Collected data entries
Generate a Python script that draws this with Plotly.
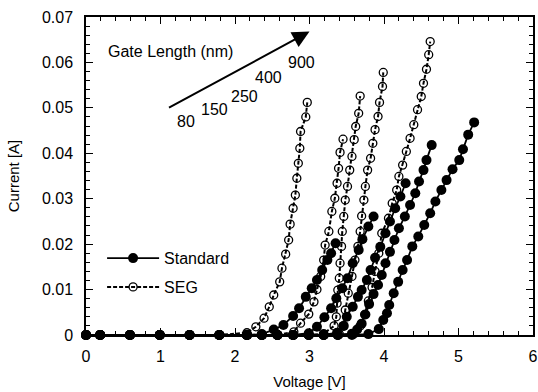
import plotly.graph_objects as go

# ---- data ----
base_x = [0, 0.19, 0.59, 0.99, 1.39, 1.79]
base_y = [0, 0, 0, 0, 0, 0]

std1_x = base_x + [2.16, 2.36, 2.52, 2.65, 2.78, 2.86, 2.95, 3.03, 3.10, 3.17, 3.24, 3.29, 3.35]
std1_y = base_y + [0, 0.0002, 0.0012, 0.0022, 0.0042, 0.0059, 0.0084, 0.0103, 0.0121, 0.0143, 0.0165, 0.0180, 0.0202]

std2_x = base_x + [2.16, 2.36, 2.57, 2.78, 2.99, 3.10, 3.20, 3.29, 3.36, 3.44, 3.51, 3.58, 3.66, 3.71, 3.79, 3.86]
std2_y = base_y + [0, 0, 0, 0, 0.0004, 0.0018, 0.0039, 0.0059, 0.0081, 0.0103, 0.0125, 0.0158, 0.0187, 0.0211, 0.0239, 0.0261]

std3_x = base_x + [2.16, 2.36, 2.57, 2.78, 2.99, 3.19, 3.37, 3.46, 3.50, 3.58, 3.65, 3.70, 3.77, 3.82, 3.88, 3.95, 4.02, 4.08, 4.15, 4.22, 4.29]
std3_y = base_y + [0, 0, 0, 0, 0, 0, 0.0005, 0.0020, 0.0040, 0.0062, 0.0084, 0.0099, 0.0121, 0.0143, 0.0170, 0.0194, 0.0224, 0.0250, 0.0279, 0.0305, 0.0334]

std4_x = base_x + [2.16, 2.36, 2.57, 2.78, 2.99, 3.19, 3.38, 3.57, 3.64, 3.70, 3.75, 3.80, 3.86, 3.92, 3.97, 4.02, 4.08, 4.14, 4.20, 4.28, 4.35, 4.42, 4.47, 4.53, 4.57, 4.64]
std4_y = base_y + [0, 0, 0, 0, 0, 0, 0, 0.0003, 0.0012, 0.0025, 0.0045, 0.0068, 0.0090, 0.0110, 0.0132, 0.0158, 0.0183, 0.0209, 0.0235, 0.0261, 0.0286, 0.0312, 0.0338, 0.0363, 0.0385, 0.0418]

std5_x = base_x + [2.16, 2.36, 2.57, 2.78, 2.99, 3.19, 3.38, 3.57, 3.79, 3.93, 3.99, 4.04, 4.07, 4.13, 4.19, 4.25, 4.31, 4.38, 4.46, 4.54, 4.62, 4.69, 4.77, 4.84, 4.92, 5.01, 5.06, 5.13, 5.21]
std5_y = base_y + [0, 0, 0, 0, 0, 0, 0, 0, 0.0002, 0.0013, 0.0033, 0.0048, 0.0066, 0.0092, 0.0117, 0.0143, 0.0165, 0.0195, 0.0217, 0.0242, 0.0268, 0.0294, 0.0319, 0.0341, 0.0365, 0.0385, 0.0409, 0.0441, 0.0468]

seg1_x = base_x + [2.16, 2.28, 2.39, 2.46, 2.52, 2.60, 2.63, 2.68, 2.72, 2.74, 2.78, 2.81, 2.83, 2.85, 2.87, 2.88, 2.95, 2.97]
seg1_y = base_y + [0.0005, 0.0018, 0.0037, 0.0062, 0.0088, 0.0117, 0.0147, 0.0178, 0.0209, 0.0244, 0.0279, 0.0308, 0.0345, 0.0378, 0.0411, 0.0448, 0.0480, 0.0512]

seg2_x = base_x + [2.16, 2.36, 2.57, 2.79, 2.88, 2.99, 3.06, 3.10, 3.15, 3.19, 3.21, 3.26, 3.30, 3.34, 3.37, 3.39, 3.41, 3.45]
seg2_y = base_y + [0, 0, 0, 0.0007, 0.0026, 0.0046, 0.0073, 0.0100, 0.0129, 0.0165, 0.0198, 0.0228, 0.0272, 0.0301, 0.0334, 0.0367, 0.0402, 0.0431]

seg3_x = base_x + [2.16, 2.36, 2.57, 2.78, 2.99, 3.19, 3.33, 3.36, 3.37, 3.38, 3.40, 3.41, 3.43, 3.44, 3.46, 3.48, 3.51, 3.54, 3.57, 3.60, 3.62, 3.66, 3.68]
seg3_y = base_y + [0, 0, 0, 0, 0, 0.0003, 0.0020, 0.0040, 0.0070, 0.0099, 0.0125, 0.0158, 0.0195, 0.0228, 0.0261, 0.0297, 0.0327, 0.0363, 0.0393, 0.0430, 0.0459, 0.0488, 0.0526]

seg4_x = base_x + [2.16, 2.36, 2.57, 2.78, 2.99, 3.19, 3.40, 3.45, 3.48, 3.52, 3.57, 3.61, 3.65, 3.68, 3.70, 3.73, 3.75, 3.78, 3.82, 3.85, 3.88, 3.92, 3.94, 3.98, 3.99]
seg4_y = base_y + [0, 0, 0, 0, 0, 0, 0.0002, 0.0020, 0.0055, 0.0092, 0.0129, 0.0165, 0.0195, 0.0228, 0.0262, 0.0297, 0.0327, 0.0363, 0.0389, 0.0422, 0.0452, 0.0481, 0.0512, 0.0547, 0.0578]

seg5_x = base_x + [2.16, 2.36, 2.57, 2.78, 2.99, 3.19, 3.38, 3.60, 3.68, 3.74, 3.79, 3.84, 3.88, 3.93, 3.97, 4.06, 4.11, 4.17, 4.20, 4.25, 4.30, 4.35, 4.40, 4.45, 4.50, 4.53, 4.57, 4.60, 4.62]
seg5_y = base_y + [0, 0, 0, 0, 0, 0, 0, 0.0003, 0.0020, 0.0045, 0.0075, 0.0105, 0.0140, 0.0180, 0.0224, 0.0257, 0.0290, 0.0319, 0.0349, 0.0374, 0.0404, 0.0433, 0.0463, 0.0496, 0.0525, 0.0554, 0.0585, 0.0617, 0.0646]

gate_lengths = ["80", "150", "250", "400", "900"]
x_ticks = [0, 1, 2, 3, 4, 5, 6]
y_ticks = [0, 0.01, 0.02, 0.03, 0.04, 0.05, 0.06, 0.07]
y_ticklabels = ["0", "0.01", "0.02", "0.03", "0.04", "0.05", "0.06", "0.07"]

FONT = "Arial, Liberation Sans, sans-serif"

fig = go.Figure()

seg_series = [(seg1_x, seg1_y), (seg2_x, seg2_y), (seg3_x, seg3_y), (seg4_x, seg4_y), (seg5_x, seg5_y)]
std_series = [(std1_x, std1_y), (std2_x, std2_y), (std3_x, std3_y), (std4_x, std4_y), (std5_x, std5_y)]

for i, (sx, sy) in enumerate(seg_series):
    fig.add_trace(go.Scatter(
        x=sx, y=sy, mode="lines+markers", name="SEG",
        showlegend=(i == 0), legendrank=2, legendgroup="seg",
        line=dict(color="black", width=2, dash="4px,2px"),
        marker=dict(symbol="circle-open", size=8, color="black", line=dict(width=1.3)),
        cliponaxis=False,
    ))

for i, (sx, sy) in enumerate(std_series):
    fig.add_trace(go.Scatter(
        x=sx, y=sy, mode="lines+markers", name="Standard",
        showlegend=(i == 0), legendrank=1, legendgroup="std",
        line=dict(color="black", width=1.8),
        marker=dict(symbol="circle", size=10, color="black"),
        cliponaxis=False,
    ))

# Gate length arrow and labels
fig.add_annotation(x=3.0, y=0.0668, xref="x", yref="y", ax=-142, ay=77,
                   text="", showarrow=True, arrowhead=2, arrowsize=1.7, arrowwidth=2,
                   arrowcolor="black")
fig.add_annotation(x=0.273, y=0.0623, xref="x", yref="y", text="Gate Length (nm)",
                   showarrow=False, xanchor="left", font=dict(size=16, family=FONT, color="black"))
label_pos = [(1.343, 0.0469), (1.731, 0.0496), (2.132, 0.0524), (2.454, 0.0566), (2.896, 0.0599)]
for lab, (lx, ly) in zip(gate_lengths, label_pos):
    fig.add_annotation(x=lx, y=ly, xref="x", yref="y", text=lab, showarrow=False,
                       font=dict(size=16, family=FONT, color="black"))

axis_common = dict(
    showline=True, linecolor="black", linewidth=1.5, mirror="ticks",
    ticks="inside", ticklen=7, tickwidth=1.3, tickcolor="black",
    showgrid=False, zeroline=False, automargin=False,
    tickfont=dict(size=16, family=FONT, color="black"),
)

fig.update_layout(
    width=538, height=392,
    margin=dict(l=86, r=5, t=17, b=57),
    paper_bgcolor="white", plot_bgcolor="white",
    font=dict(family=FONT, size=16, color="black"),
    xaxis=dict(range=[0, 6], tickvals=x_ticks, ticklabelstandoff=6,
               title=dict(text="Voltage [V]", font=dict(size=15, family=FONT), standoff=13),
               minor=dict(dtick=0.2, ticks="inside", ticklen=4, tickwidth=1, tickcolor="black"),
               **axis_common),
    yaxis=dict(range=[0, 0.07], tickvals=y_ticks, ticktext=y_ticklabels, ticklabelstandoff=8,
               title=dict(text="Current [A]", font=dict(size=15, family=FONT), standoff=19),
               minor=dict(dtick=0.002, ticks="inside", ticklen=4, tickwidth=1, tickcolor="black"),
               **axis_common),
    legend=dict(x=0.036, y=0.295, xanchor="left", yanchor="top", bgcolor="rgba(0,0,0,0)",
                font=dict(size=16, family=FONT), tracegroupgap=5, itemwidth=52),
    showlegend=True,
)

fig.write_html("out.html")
---
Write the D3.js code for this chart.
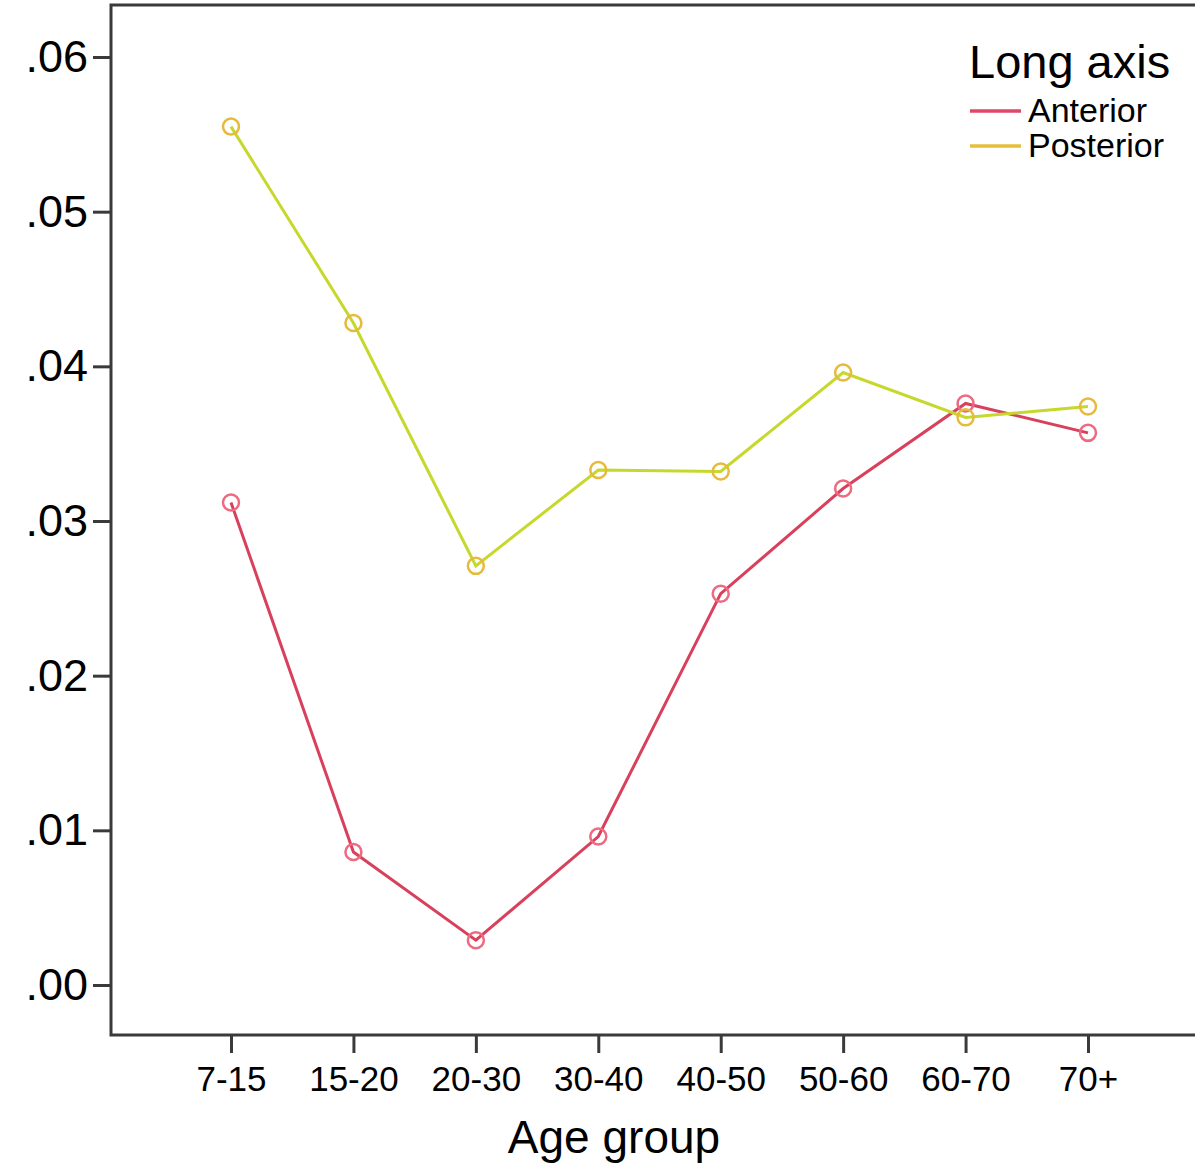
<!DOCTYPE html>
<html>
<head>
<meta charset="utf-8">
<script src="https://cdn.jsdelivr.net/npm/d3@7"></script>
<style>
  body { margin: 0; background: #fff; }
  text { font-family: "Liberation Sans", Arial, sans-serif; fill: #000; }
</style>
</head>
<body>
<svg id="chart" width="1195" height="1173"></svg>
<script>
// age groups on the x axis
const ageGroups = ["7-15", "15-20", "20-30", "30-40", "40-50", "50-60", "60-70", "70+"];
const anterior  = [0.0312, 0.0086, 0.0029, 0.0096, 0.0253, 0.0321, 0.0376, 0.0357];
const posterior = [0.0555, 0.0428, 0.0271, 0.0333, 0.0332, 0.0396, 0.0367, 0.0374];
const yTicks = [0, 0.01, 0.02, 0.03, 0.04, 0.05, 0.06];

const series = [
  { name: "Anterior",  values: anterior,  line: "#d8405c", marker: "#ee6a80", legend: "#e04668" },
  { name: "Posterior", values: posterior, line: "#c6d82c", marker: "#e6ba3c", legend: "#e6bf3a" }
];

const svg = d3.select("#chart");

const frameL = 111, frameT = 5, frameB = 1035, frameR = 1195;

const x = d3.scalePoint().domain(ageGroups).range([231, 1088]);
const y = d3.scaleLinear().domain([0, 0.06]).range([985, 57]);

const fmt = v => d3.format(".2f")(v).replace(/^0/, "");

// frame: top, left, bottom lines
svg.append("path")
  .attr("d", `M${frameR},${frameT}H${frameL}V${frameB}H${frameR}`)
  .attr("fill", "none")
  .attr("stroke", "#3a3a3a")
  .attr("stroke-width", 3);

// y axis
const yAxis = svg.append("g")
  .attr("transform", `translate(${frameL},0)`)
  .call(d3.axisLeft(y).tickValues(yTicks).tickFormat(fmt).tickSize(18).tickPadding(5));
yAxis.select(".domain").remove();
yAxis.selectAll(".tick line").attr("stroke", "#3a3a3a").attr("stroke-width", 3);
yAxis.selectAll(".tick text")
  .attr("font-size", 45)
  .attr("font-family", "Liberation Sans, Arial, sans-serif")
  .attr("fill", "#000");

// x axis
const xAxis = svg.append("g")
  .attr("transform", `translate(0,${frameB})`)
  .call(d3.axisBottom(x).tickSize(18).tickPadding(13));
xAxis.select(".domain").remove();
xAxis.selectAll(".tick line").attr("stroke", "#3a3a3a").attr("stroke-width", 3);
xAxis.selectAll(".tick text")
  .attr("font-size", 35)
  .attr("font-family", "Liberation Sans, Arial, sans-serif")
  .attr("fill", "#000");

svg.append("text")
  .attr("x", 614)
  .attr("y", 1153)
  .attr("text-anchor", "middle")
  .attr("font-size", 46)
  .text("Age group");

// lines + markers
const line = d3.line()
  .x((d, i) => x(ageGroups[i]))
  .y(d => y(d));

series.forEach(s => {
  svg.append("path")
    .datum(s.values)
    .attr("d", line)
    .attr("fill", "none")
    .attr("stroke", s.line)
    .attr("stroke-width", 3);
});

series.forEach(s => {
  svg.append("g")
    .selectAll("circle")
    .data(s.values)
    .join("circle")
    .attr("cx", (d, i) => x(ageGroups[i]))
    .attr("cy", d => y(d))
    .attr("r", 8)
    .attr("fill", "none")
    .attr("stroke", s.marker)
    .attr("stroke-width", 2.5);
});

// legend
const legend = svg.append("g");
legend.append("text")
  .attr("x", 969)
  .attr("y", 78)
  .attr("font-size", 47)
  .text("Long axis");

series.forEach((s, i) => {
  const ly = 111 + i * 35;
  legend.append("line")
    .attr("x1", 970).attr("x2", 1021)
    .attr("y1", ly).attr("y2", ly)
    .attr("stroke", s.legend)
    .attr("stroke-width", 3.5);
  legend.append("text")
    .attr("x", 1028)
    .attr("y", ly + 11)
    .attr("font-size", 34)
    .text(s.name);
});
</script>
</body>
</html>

→ Exercise requirements
Extract exactly the lines running from the line containing "Generate a Python" to the line containing "std2_y = base_y", with both end lines included and all pictures left out.

→ Task answer
Generate a Python script that draws this with Plotly.
import plotly.graph_objects as go

# ---- data ----
base_x = [0, 0.19, 0.59, 0.99, 1.39, 1.79]
base_y = [0, 0, 0, 0, 0, 0]

std1_x = base_x + [2.16, 2.36, 2.52, 2.65, 2.78, 2.86, 2.95, 3.03, 3.10, 3.17, 3.24, 3.29, 3.35]
std1_y = base_y + [0, 0.0002, 0.0012, 0.0022, 0.0042, 0.0059, 0.0084, 0.0103, 0.0121, 0.0143, 0.0165, 0.0180, 0.0202]

std2_x = base_x + [2.16, 2.36, 2.57, 2.78, 2.99, 3.10, 3.20, 3.29, 3.36, 3.44, 3.51, 3.58, 3.66, 3.71, 3.79, 3.86]
std2_y = base_y + [0, 0, 0, 0, 0.0004, 0.0018, 0.0039, 0.0059, 0.0081, 0.0103, 0.0125, 0.0158, 0.0187, 0.0211, 0.0239, 0.0261]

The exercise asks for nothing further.